◆ Written request ◆
Which lines contain the word "this"? Return each of them as written.
┌────────
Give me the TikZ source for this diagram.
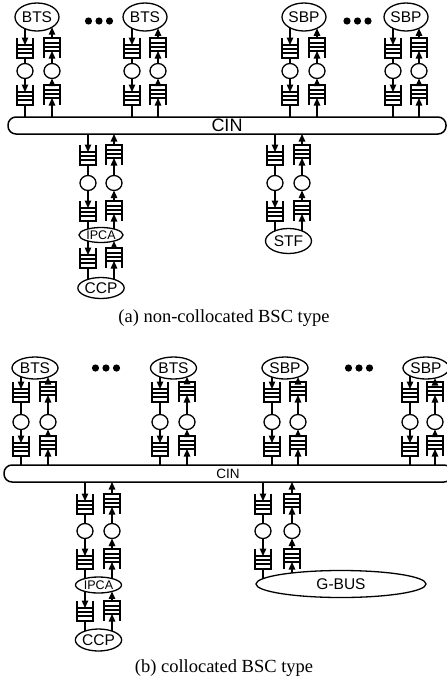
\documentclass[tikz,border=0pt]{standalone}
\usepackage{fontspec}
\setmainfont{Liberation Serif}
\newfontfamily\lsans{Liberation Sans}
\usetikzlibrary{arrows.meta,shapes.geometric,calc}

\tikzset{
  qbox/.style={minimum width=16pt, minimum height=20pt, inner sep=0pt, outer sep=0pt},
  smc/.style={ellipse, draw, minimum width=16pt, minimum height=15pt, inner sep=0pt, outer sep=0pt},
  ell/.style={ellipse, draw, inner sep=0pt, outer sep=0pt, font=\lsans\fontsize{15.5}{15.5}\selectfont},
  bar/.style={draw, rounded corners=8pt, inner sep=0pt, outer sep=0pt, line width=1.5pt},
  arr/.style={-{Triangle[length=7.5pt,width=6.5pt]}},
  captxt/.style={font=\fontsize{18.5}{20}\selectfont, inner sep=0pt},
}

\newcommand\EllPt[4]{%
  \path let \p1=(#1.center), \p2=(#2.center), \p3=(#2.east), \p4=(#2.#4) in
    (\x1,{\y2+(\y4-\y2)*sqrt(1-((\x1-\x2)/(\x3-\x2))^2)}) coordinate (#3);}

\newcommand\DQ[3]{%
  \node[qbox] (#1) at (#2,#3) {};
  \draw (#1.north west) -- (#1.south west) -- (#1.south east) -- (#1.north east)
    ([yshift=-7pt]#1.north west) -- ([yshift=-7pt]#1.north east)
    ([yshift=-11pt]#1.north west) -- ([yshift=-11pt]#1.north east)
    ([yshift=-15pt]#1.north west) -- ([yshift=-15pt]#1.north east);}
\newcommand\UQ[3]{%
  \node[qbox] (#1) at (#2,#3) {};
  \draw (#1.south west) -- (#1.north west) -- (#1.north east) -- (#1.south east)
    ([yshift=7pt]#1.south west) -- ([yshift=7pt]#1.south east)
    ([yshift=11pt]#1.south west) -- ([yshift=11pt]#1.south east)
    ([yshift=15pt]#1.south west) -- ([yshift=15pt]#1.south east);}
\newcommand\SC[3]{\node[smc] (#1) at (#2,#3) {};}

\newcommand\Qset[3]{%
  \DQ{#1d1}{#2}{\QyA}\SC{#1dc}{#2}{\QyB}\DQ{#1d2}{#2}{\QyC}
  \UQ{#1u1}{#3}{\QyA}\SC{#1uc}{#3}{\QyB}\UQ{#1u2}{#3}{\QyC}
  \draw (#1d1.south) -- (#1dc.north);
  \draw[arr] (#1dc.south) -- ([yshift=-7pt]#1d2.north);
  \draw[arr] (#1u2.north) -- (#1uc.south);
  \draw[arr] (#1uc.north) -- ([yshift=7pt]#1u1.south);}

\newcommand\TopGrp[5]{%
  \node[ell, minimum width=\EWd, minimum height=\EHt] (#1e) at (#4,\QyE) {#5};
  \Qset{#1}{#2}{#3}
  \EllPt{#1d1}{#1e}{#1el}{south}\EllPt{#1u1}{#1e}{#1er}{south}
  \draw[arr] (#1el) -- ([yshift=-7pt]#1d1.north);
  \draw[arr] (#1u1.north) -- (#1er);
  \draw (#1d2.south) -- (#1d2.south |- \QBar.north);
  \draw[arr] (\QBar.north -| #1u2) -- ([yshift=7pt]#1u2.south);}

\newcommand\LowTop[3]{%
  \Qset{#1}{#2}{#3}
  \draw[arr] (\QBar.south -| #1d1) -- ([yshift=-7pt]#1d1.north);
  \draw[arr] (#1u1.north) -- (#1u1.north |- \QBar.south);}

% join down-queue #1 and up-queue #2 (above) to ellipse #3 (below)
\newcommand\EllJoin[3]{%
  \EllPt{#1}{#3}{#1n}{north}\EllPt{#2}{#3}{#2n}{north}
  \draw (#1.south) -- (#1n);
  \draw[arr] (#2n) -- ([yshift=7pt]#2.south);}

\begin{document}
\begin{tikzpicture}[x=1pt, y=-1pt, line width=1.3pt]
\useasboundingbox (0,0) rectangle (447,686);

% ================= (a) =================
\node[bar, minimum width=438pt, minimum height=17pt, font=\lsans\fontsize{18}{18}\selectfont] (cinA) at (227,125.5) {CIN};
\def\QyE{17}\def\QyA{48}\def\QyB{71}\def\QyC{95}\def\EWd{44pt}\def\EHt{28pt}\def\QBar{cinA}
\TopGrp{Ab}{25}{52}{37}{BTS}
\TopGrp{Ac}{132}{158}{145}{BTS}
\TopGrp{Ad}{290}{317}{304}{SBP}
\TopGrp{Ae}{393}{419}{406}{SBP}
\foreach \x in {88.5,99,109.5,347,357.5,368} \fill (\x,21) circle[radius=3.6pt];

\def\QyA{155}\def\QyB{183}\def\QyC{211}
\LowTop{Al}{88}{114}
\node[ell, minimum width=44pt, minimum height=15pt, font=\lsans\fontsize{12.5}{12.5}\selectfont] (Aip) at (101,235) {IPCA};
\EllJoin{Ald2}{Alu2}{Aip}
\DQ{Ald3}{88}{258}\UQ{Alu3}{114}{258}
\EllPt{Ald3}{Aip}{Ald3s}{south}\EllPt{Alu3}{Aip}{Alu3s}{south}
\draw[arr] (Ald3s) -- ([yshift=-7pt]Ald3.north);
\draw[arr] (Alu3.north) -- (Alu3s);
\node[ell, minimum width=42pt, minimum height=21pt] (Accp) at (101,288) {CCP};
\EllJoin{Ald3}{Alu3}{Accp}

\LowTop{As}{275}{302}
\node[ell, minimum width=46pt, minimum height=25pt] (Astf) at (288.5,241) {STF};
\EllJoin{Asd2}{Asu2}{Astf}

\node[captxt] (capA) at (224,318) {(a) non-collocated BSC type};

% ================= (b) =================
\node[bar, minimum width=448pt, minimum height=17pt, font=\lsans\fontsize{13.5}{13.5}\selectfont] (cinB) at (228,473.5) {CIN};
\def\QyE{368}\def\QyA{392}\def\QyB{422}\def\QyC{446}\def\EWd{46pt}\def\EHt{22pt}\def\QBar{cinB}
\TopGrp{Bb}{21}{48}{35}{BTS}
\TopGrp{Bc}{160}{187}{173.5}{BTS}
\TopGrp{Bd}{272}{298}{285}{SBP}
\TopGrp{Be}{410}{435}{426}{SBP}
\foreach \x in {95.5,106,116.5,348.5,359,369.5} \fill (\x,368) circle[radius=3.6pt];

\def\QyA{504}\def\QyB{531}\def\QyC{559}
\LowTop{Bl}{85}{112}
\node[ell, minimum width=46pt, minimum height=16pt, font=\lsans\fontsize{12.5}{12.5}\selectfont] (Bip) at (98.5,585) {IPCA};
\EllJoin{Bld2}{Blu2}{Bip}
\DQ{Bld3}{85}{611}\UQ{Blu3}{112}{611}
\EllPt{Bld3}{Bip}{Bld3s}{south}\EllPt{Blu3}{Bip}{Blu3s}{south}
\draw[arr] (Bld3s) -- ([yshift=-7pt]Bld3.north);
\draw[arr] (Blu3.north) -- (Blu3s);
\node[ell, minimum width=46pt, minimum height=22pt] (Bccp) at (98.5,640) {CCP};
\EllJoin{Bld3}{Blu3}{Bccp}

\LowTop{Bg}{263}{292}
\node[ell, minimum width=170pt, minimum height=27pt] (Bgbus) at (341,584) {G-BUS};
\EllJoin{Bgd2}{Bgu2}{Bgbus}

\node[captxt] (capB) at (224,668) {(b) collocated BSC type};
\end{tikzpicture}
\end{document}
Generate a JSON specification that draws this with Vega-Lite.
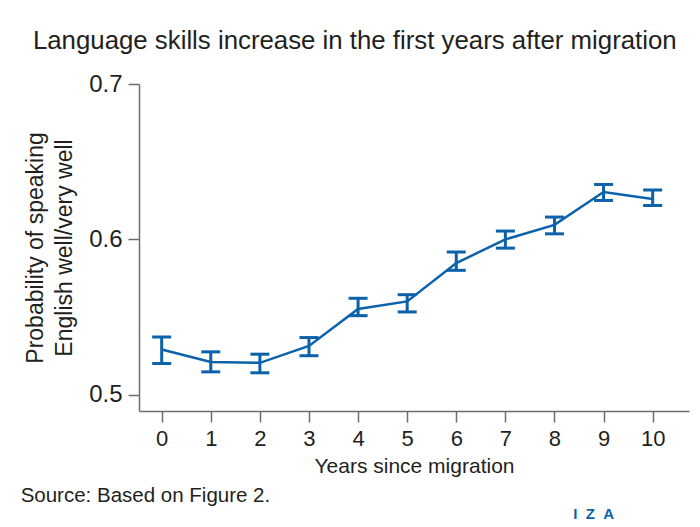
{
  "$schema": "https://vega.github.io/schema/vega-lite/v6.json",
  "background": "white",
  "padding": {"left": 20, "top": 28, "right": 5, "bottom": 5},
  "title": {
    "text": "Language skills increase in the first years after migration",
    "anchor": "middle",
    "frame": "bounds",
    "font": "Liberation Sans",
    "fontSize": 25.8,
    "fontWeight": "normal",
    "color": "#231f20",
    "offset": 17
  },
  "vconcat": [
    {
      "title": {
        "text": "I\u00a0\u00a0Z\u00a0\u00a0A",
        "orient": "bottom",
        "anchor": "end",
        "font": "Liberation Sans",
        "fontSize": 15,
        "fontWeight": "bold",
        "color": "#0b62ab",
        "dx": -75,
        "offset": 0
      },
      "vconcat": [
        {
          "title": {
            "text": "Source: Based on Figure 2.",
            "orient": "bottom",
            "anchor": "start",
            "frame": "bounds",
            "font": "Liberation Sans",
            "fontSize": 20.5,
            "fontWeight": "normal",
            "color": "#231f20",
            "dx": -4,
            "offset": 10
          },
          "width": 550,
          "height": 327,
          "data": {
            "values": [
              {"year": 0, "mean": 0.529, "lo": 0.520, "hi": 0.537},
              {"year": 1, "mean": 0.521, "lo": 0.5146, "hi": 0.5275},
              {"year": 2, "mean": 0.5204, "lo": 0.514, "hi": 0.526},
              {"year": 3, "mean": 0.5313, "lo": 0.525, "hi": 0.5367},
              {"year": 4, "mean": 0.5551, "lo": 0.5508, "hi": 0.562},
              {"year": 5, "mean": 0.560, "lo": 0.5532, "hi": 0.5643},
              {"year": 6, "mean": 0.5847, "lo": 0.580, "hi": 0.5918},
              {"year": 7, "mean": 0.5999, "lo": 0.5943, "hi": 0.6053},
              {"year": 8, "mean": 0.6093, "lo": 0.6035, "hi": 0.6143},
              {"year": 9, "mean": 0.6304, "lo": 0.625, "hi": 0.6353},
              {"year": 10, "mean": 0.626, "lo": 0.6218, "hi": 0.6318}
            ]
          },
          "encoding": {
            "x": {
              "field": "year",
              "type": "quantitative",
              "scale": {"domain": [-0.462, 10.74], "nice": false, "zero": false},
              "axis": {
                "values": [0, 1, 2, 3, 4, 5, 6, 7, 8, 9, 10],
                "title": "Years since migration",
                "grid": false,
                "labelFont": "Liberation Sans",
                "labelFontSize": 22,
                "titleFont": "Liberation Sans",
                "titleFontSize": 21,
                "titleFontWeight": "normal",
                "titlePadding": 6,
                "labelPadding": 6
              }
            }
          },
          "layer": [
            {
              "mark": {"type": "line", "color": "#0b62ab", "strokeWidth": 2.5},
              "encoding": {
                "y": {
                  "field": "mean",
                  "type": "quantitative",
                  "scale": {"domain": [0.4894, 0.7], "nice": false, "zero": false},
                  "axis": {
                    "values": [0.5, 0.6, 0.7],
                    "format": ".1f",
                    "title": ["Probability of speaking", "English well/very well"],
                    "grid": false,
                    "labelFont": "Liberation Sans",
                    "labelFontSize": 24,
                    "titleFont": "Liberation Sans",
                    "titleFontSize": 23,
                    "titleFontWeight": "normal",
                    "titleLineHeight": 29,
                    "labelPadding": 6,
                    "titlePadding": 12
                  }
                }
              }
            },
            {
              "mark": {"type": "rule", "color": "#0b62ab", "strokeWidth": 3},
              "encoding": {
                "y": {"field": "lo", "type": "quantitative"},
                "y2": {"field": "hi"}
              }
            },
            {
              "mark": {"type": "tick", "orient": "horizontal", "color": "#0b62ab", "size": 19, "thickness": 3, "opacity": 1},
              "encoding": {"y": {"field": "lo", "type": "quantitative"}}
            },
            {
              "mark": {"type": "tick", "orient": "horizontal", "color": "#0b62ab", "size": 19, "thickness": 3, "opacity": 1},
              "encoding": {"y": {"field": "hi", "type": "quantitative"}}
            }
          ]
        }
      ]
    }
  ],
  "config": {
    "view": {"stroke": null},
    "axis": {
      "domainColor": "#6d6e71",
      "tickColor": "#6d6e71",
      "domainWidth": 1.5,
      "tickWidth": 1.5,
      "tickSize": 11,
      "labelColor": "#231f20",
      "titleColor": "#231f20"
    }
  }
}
└────────
◆ Complete answer ◆
Give me the TikZ source for this diagram.
Generate a JSON specification that draws this with Vega-Lite.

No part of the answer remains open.